Image Credit: National Juneteenth Observance Foundation.
Juneteenth is celebrated in many states on June 19th each year. The first Juneteenth was on June 19th, 1865. Juneteenth is primarily celebrated in African American communities and commemorates the oldest known celebration of the Emancipation Proclamation which signified the beginning of the process of slavery becoming illegal in the United States which culminated with the 13th amendment to the United States Constitution. The fight for full freedom and equality continues to this day. Here is a video for kids from PBS that gives an overview of the history of Juneteenth. This video lacks nuance but is a good place to start.
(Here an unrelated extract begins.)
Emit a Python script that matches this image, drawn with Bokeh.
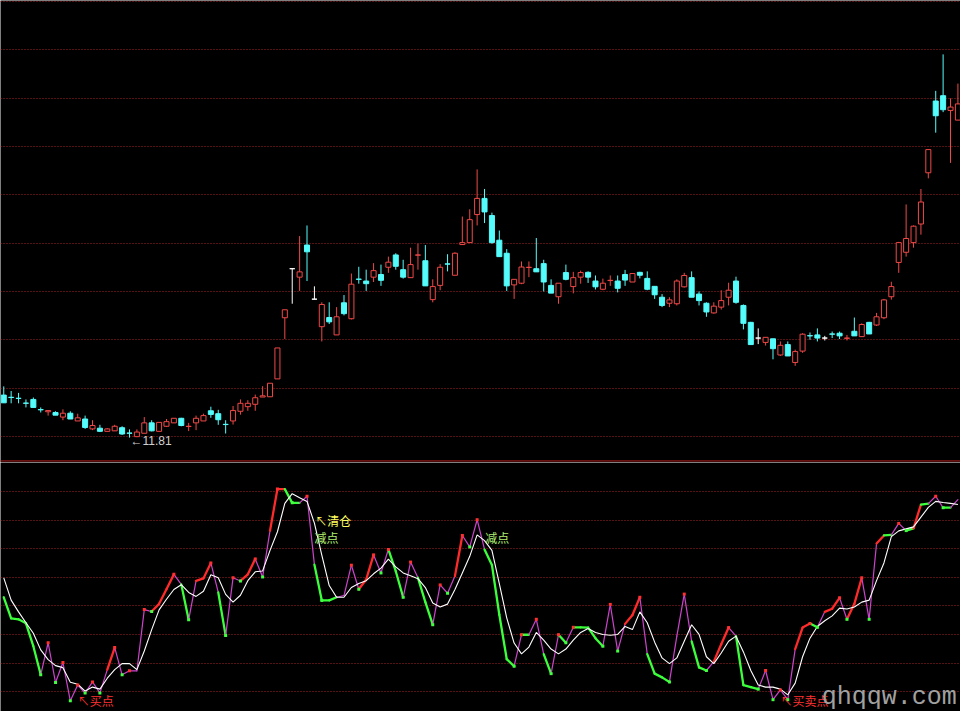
from bokeh.plotting import figure
from bokeh.layouts import column
from bokeh.models import ColumnDataSource, Range1d, FixedTicker, Span, Label
from bokeh.embed import file_html
from bokeh.resources import INLINE

# ---------------- data ----------------
opens = [13.57, 13.48, 13.44, 13.24, 13.39, 12.97, 12.88, 12.85, 12.66, 12.82,
         12.50, 12.58, 12.17, 12.20, 12.07, 12.09, 12.22, 12.00, 11.85, 11.99,
         12.42, 12.07, 12.28, 12.42, 12.61, 12.27, 12.42, 12.50, 12.92, 12.80,
         12.36, 12.50, 12.90, 13.09, 13.19, 13.49, 13.50, 14.24, 16.77, 18.80,
         18.45, 19.78, 17.54, 16.40, 16.78, 16.06, 17.39, 16.73, 18.37, 18.29,
         18.45, 18.56, 18.86, 19.37, 18.76, 18.43, 19.36, 19.13, 17.52, 18.11,
         19.00, 18.53, 19.80, 19.88, 21.04, 21.71, 21.00, 19.98, 19.44, 18.13,
         18.20, 18.85, 18.80, 19.01, 18.11, 17.64, 18.64, 18.06, 18.45, 18.65,
         18.29, 17.95, 18.31, 18.29, 18.56, 18.25, 18.65, 18.40, 18.07, 17.62,
         17.37, 17.35, 18.05, 18.43, 17.75, 17.37, 16.97, 17.21, 17.62, 18.29,
         17.28, 16.58, 15.93, 15.75, 15.90, 15.23, 15.66, 14.92, 15.39, 16.03,
         16.06, 15.93, 16.10, 16.13, 15.92, 16.21, 15.99, 16.58, 16.47, 16.77,
         17.64, 19.06, 19.48, 19.88, 20.65, 22.77, 25.74, 25.96, 25.35, 24.95]
highs = [13.93, 13.74, 13.66, 13.39, 13.47, 13.06, 12.93, 12.90, 12.98, 12.90,
         12.80, 12.72, 12.53, 12.34, 12.20, 12.34, 12.28, 12.15, 12.15, 12.66,
         12.53, 12.44, 12.58, 12.62, 12.63, 12.42, 12.72, 12.80, 13.09, 12.96,
         12.53, 13.12, 13.39, 13.36, 13.59, 13.94, 14.06, 15.52, 17.10, 18.80,
         20.15, 20.59, 18.07, 17.41, 17.41, 17.21, 17.71, 18.60, 18.88, 18.76,
         19.03, 18.97, 19.30, 19.44, 19.17, 19.67, 19.84, 19.78, 18.36, 18.99,
         19.40, 19.48, 20.96, 21.26, 22.91, 22.10, 21.12, 20.38, 19.61, 18.36,
         19.10, 19.10, 20.07, 19.17, 18.36, 18.20, 18.97, 18.67, 18.72, 18.69,
         18.52, 18.39, 18.52, 18.52, 18.75, 18.60, 18.67, 18.69, 18.07, 17.75,
         17.62, 18.36, 18.63, 18.69, 17.86, 17.41, 17.41, 17.91, 18.22, 18.47,
         17.32, 16.60, 16.33, 15.96, 15.90, 15.79, 15.79, 15.45, 16.13, 16.16,
         16.33, 16.02, 16.20, 16.20, 16.06, 16.78, 16.54, 16.60, 16.97, 17.55,
         18.26, 19.91, 21.46, 20.59, 22.10, 23.73, 26.16, 27.67, 25.85, 26.46]
lows = [13.25, 13.23, 13.23, 13.06, 13.06, 12.85, 12.72, 12.74, 12.53, 12.58,
        12.50, 12.17, 12.12, 12.04, 12.07, 12.09, 11.92, 11.81, 11.83, 11.99,
        12.07, 12.07, 12.25, 12.42, 12.28, 12.08, 12.12, 12.50, 12.63, 12.34,
        11.98, 12.35, 12.76, 12.92, 12.92, 13.49, 13.50, 14.24, 15.89, 17.35,
        17.88, 18.29, 17.54, 15.79, 16.51, 16.06, 16.87, 16.70, 18.18, 17.88,
        18.25, 18.09, 18.63, 18.76, 18.39, 18.43, 18.76, 18.09, 17.41, 17.91,
        18.69, 18.53, 19.80, 19.88, 20.59, 20.69, 19.83, 19.30, 17.88, 17.55,
        18.16, 18.45, 18.67, 17.86, 17.79, 17.35, 18.32, 17.78, 18.18, 18.21,
        17.94, 17.91, 18.09, 17.82, 18.09, 18.25, 18.40, 17.91, 17.55, 17.21,
        17.21, 17.28, 18.02, 17.62, 17.28, 16.81, 16.94, 17.11, 17.28, 17.35,
        16.29, 15.66, 15.68, 15.62, 15.05, 15.19, 15.19, 14.78, 15.32, 15.86,
        15.79, 15.83, 15.93, 15.89, 15.83, 16.02, 15.99, 16.10, 16.43, 16.71,
        17.52, 18.63, 19.30, 19.67, 20.21, 22.54, 24.43, 25.28, 23.18, 24.95]
closes = [13.25, 13.47, 13.43, 13.23, 13.06, 12.96, 12.93, 12.74, 12.82, 12.58,
          12.63, 12.23, 12.31, 12.07, 12.17, 12.28, 11.96, 11.99, 12.04, 12.42,
          12.09, 12.44, 12.47, 12.61, 12.31, 12.28, 12.61, 12.72, 12.77, 12.55,
          12.35, 12.93, 13.23, 13.23, 13.46, 13.54, 14.06, 15.52, 17.10, 18.80,
          18.67, 19.50, 17.54, 17.32, 16.60, 16.81, 16.94, 18.16, 18.36, 18.18,
          18.72, 18.32, 19.07, 18.90, 18.45, 18.97, 19.37, 18.09, 18.06, 18.86,
          18.99, 19.44, 19.88, 20.83, 21.71, 21.15, 19.88, 19.30, 18.09, 18.36,
          18.87, 18.86, 18.67, 18.25, 17.79, 18.20, 18.36, 18.43, 18.64, 18.45,
          18.05, 18.20, 18.32, 17.99, 18.33, 18.60, 18.53, 17.95, 17.72, 17.28,
          17.51, 18.29, 18.52, 17.62, 17.48, 17.01, 17.25, 17.48, 17.91, 17.41,
          16.54, 15.66, 15.93, 15.96, 15.49, 15.63, 15.19, 15.37, 16.09, 16.02,
          15.93, 15.93, 16.09, 16.02, 15.93, 16.02, 16.49, 16.10, 16.81, 17.51,
          18.06, 19.88, 20.05, 20.56, 21.56, 23.73, 25.13, 25.38, 25.49, 25.62]

# indicator: fast (coloured) line and slow (white) line
k_line = [43.0, 35.6, 35.3, 33.9, 25.9, 15.9, 27.1, 13.2, 20.2, 6.8,
          12.3, 9.5, 13.4, 9.5, 17.7, 25.4, 15.9, 17.3, 17.3, 38.7,
          38.0, 40.7, 45.8, 51.0, 47.5, 35.1, 48.7, 49.6, 55.0, 44.7,
          29.6, 49.8, 48.7, 51.0, 56.4, 50.1, 66.3, 80.8, 80.8, 76.0,
          76.0, 78.3, 54.4, 41.9, 41.9, 43.0, 43.6, 54.2, 45.8, 49.2,
          57.8, 51.5, 59.7, 52.1, 43.0, 55.3, 49.8, 41.3, 33.4, 47.3,
          44.4, 50.4, 64.6, 60.6, 70.1, 59.7, 54.3, 36.9, 21.4, 18.9,
          29.9, 29.9, 35.3, 23.1, 16.3, 29.9, 27.1, 32.5, 32.5, 32.4,
          28.7, 25.9, 40.5, 24.2, 33.7, 36.8, 43.0, 23.1, 16.3, 15.0,
          13.4, 29.4, 44.1, 27.6, 18.5, 17.4, 20.5, 26.6, 32.4, 29.4,
          12.3, 11.6, 10.9, 17.4, 7.2, 10.6, 7.2, 24.9, 32.4, 33.8,
          32.5, 37.9, 39.0, 42.8, 35.3, 40.7, 49.8, 35.3, 61.8, 64.6,
          64.8, 68.8, 66.3, 67.1, 75.4, 75.7, 78.3, 74.3, 74.3, 77.1]
d_line = [49.8, 42.0, 37.9, 34.1, 30.4, 24.6, 21.2, 19.1, 18.4, 13.3,
          12.6, 10.2, 11.6, 10.9, 14.7, 17.7, 19.8, 19.8, 17.7, 24.2,
          31.7, 38.6, 42.3, 45.7, 47.4, 44.7, 43.3, 45.1, 50.9, 49.8,
          44.0, 41.3, 43.7, 48.8, 51.9, 52.2, 59.4, 65.9, 75.8, 79.2,
          77.8, 76.5, 68.9, 57.7, 47.1, 43.0, 43.0, 46.4, 47.8, 48.8,
          51.2, 53.2, 56.3, 53.6, 51.5, 50.5, 49.5, 46.4, 41.0, 39.6,
          40.6, 45.7, 51.5, 57.3, 64.8, 62.8, 59.4, 47.8, 35.8, 27.0,
          23.2, 25.6, 30.7, 28.0, 24.9, 23.2, 24.9, 28.0, 30.7, 32.1,
          30.7, 30.0, 29.7, 30.0, 32.8, 31.7, 37.9, 34.1, 27.3, 21.8,
          19.8, 21.8, 27.6, 33.4, 30.0, 22.2, 19.8, 23.5, 27.6, 29.4,
          23.9, 17.4, 12.3, 11.6, 11.6, 10.9, 8.9, 13.0, 22.2, 28.7,
          32.8, 34.8, 36.5, 39.2, 38.9, 39.6, 41.3, 42.0, 48.8, 55.0,
          64.2, 66.2, 66.9, 67.6, 71.0, 74.4, 76.5, 76.1, 75.8, 75.4]
# state of each step of the fast line: R = strong rise, G = fall, M = neutral
k_state = ("GGGGGMMMMM" "MMMMRMMMMM" "RRRMGMRRMG" "MMRRMMRRGG" "MMGGGMMMRR"
           "MMGGMMGGMM" "MRMMMGGGGM" "GMMGMGMGGG" "GMMMRRMGGG" "MMMGGMRRMG"
           "GGMMMMMRRG" "MRRMRRMMRG" "MMGRGMMGM")

price_grid = [11.86, 13.86, 15.86, 17.86, 19.86, 21.86, 23.86, 25.86, 27.86, 29.86]
ind_grid = [10, 20, 30, 40, 50, 60, 70, 80]
low_label = "11.81"

# ---------------- styling ----------------
UP, DN, EQ = "#f04848", "#54fcfc", "#ffffff"
GRID = "#a82424"
SEG_COL = {"R": "#ff2a2a", "G": "#3cff3c", "M": "#cc44cc"}
SEG_W = {"R": 2.3, "G": 2.3, "M": 1.2}

N = len(opens)
idx = list(range(N))
col, fill = [], []
for o, c in zip(opens, closes):
    if c > o:
        col.append(UP); fill.append("#000000")
    elif c < o:
        col.append(DN); fill.append(DN)
    else:
        col.append(EQ); fill.append(EQ)

csrc = ColumnDataSource(dict(
    x=idx, h=highs, l=lows,
    top=[max(o, c) for o, c in zip(opens, closes)],
    bot=[min(o, c) for o, c in zip(opens, closes)],
    col=col, fill=fill))

xr = Range1d(-0.44, 129.35)

def base(height, yr):
    f = figure(width=960, height=height, x_range=xr, y_range=yr,
               output_backend="svg", toolbar_location=None,
               background_fill_color="black", border_fill_color="black",
               outline_line_color=None, min_border=0)
    f.axis.visible = False
    f.xgrid.visible = False
    return f

# ---------------- upper panel: candles ----------------
p1 = base(462, Range1d(10.78, 29.90))
p1.ygrid.ticker = FixedTicker(ticks=price_grid)
p1.ygrid.grid_line_color = GRID
p1.ygrid.grid_line_dash = "1 2"
p1.ygrid.grid_line_width = 1

p1.segment("x", "l", "x", "h", source=csrc, line_color="col", line_width=1)
p1.vbar(x="x", width=0.68, top="top", bottom="bot", source=csrc,
        fill_color="fill", line_color="col", line_width=1)

lo_i = min(range(N), key=lambda i: lows[i])
p1.add_layout(Label(x=lo_i, y=lows[lo_i], x_offset=1, y_offset=-3,
                    text="\u2190" + low_label, text_font="Liberation Sans",
                    text_font_size="12px", text_color="#d0d0d0",
                    text_baseline="middle", text_align="left"))
p1.add_layout(Span(location=10.845, dimension="width",
                   line_color="#b41e1e", line_width=1))

# ---------------- lower panel: indicator ----------------
p2 = base(249, Range1d(3.07, 90.1))
p2.ygrid.ticker = FixedTicker(ticks=ind_grid)
p2.ygrid.grid_line_color = GRID
p2.ygrid.grid_line_dash = "1 2"
p2.ygrid.grid_line_width = 1

ssrc = ColumnDataSource(dict(
    x0=idx[:-1], x1=idx[1:], y0=k_line[:-1], y1=k_line[1:],
    c=[SEG_COL[s] for s in k_state], w=[SEG_W[s] for s in k_state]))
p2.segment("x0", "y0", "x1", "y1", source=ssrc, line_color="c",
           line_width="w", line_cap="round")
p2.line(idx, d_line, line_color="white", line_width=1.1)

pk_x, pk_y, tr_x, tr_y = [], [], [], []
for i in range(1, N - 1):
    if k_line[i] > k_line[i - 1] and k_line[i] >= k_line[i + 1]:
        pk_x.append(i); pk_y.append(k_line[i])
    elif k_line[i] < k_line[i - 1] and k_line[i] <= k_line[i + 1]:
        tr_x.append(i); tr_y.append(k_line[i])
p2.scatter(pk_x, pk_y, marker="square", size=3, fill_color="#ff3030", line_color=None)
p2.scatter(tr_x, tr_y, marker="square", size=3, fill_color="#40ff40", line_color=None)

CJK = "Noto Sans CJK SC"
def lab(x, y, t, c, size="12px", font=CJK):
    p2.add_layout(Label(x=x, y=y, text=t, text_color=c, text_font=font,
                        text_font_size=size, text_baseline="middle",
                        text_align="left"))

lab(10.0, 6.8, "\u2196买点", "#ff3030")
lab(42.1, 70.0, "\u2196清仓", "#ffff60")
lab(42.0, 63.8, "减点", "#b0f070")
lab(65.1, 63.8, "减点", "#b0f070")
lab(105.0, 6.8, "\u2196买卖点", "#ff3030")

p2.add_layout(Label(x=110.6, y=7.85, text="qhqqw.com", text_color="#a0a0a0",
                    text_font="Liberation Mono", text_font_size="25px",
                    text_baseline="alphabetic", text_align="left"))

layout = column(p1, p2)
html = file_html(layout, INLINE, title="chart")
html = html.replace("<body>", '<body style="background:#000000;">', 1)
open("out.html", "w").write(html)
A lot of us, myself included, do not know a lot about the history of the enslavement of Africans. I would recommend this article from Teaching Tolerance to get a general overview. I would recommend reading Stamped from the Beginning by Ibram X. Kendi for a more thorough education. I am in the middle of listening to it on the library’s Hoopla app and it is compelling!
Juneteenth is now a day to celebrate African American culture and heritage as well as acknowledge and reflect on the history of slavery, racism, and the resilience of African Americans in the past and today. Here is a video from PBS of a Juneteenth celebration in Colorado.
Here is a great article from Indy’s Child with ideas for families or teachers to get started learning about and celebrating Juneteenth. There are easy activity ideas, suggested children’s books and links to virtual Juneteenth celebrations. I love their ideas for making a Juneteenth flag, enjoying music, and having red foods as simple ways to celebrate!
Here is the official Juneteenth website as well.
Some things to consider when talking to your child about slavery and racism. A lot of this information I learned from The Conscious Kid.
- DO- Use the terms “enslaved Africans” and “en-slavers”.
- DON’T- Use the terms “slaves”, “slave owners”, “slave masters”, or vague terms like “people who were slaves”, or “people who had slaves”.
- DO- Tell kids that many enslaved Africans freed themselves by escaping and running away from their enslavers. They became “self-emancipated” or “self-liberated”. Enslaved Africans also found ways to resist enslavement like breaking tools or pretending to be sick. Make sure to emphasize the humanity and bravery of enslaved Africans.
- DON’T- Tell your children untrue facts like “Abe Lincoln freed all the slaves”, or “everyone celebrated the end of slavery.” Avoid making a happy ending or making enslavement and enslavers sound better than they were. It is hard to tell kids painful and ugly truths but perpetuating myths is very harmful.
- DO- Brush up on your own knowledge of history so you can be accurate with your children and say you don’t know when you don’t know. This is a slow process of learning and unlearning. Start where you are and feel good about moving forward.
- DON’T- Avoid talking about the subjects of slavery and racism with your children because it is hard, or because they are too young. You don’t have to be perfect and you don’t have to share all the gruesome details. You can be factual and empowering!
I hope everyone has a great Juneteenth!